Küresel ısınma ve çevre kirliliği ile ilgili tüm dünyaya sesinizi duyurma şansınız olsaydı ne söylemek isterdiniz?

Sözel olan ifadeden çok duyusal olarak ifade etmeyi seçtik 🙂 Bu sebeple zaten enstrümantal müzikler yapmaktayız.

Atık malzemelerden harikalar yaratan ve çevre kirliliğine dikkat çeken bir grup ile röportaj yapmak fikri beni çok mutlu etmişti. Teklifimi kabul ettiğiniz ve sorularımı cevapladığınız için teşekkür ederim.

Biz teşekkür ederiz zaman ve emek harcadığınız için. Bizim için zevkti.

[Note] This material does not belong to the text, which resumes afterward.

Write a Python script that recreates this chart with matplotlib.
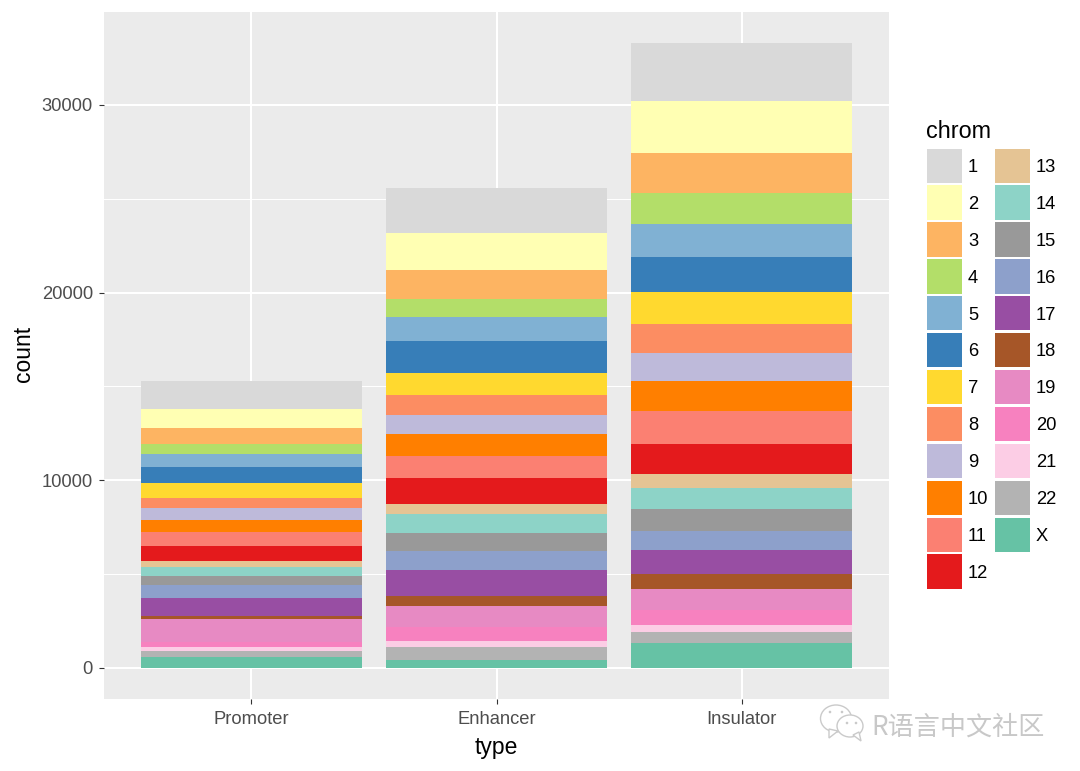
import matplotlib

matplotlib.use("Agg")
import matplotlib.pyplot as plt
from matplotlib.patches import Circle, Ellipse, Polygon, Rectangle

# ==========================================
# Data
# ==========================================
TYPES = ["Promoter", "Enhancer", "Insulator"]
CHROMS = [str(i) for i in range(1, 23)] + ["X"]

PROMOTER = [1490, 1045, 835, 515, 690, 885, 785, 550, 625, 640, 745, 785,
            320, 495, 480, 710, 925, 190, 1195, 300, 180, 335, 570]
ENHANCER = [2400, 1955, 1530, 990, 1280, 1675, 1190, 1080, 980, 1170, 1170, 1400,
            535, 995, 975, 1010, 1385, 535, 1135, 730, 305, 695, 425]
INSULATOR = [3105, 2735, 2150, 1670, 1760, 1830, 1725, 1525, 1490, 1600, 1795, 1580,
             760, 1120, 1170, 1010, 1280, 785, 1135, 815, 355, 600, 1300]

COLORS = ["#D9D9D9", "#FFFFB3", "#FDB462", "#B3DE69", "#80B1D3", "#377EB8",
          "#FFD92F", "#FC8D62", "#BEBADA", "#FF7F00", "#FB8072", "#E41A1C",
          "#E5C494", "#8DD3C7", "#999999", "#8DA0CB", "#984EA3", "#A65628",
          "#E78AC3", "#F781BF", "#FCCDE5", "#B3B3B3", "#66C2A5"]

plt.rcParams["font.family"] = ["Liberation Sans", "DejaVu Sans"]

W, H = 1080, 771
fig = plt.figure(figsize=(W / 100, H / 100), dpi=100, facecolor="white")
ax = fig.add_axes([104 / W, (H - 699) / H, 785 / W, 687 / H], facecolor="#EBEBEB")

# ==================== Stacked bars ====================
# chromosome X sits at the bottom, chromosome 1 on top
for pos, counts in enumerate([PROMOTER, ENHANCER, INSULATOR], start=1):
    bottom = 0
    for i in range(len(CHROMS) - 1, -1, -1):
        ax.bar(pos, counts[i], width=0.9, bottom=bottom, color=COLORS[i], linewidth=0, zorder=3)
        bottom += counts[i]

ax.set_xlim(0.4, 3.6)
ax.set_ylim(-1665, 34950)
ax.set_xticks([1, 2, 3], TYPES)
ax.set_yticks([0, 10000, 20000, 30000])
ax.set_yticks([5000, 15000, 25000], minor=True)

ax.grid(True, which="major", color="white", linewidth=1.5, zorder=1)
ax.grid(True, which="minor", axis="y", color="white", linewidth=0.75, zorder=1)
ax.set_axisbelow(True)
for spine in ax.spines.values():
    spine.set_visible(False)

ax.tick_params(axis="both", which="major", length=3.6, width=0.8, color="#333333",
               labelcolor="#4D4D4D", labelsize=13.2)
ax.tick_params(axis="x", which="major", pad=5.2)
ax.tick_params(axis="y", which="major", pad=4.4)
ax.tick_params(axis="y", which="minor", length=0)
ax.set_xlabel("type", fontsize=16.5, color="black", labelpad=5.7)
ax.set_ylabel("count", fontsize=16.5, color="black", labelpad=4.8, y=0.502)

# ==================== Legend + watermark (overlay in pixels) ====================
over = fig.add_axes([0, 0, 1, 1], facecolor="none")
over.set_xlim(0, W)
over.set_ylim(H, 0)
over.axis("off")

over.text(926, 131, "chrom", fontsize=16.8, color="black", ha="left", va="center")
for i, chrom in enumerate(CHROMS):
    col = 0 if i < 12 else 1
    row = i if i < 12 else i - 12
    x0 = 927 if col == 0 else 995
    y0 = 148.5 + row * 36.9
    over.add_patch(Rectangle((x0, y0), 35, 34.3, facecolor=COLORS[i], edgecolor="none"))
    over.text(x0 + 41, y0 + 19, chrom, fontsize=13.2, color="black", ha="left", va="center")

# WeChat style mark
mark = "#CACACA"
over.add_patch(Ellipse((836, 718.5), 31, 27, facecolor="white", edgecolor=mark, linewidth=1))
over.add_patch(Polygon([(829, 729), (829, 738), (838, 731)], facecolor="white", edgecolor=mark, linewidth=1))
over.add_patch(Ellipse((850, 726), 26, 22, facecolor="white", edgecolor=mark, linewidth=1))
over.add_patch(Polygon([(853, 735), (861, 741), (859, 732)], facecolor="white", edgecolor=mark, linewidth=1))
for cx, cy in [(830, 712), (842, 712), (847, 723), (856, 723)]:
    over.add_patch(Circle((cx, cy), 1.3, facecolor=mark, edgecolor="none"))

over.text(871, 727, "R语言中文社区", fontsize=18.8, color="#C8C8C8", ha="left", va="center",
          family=["Noto Sans CJK SC", "DejaVu Sans"])

fig.savefig("out.png", dpi=100)
plt.close(fig)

AVRUPA’DAN TÜRKİYE’YE HER GÜN 241 KAMYON PLASTİK ATIK GELİYOR

Çin’in 2018 yılındaki plastik atık ithalatını yasaklamasıyla, plastik çöplerin yeni adresi Türkiye oldu.

Greenpeace’in Nisan ayında yayınladığı raporda, Türkiye’nin, 2020 yılında Avrupa’dan en çok plastik atık alan ülke olduğuna dikkat çekti. Rapora göre, son 16 yılda Avrupa Birliği ülkelerinden Türkiye’ye her gün 241 kamyon dolusu plastik atık geldi. Büyük bir çoğunluğu yasadışı olarak getirilen bu atıklar, ülkemizin Güney bölgelerinde çöp yığınları oluşturdu.

Greenpeace’in 17 Mayıs 2021 yılında yayınladığı başka bir raporda ise, plastik atıkların yol kenarına, tarlalara veya su kaynaklarına atıldığı belirtildi. Bunun ardından Ticaret Bakanlığı, plastik atık ithalatını yasakladığını duyurdu.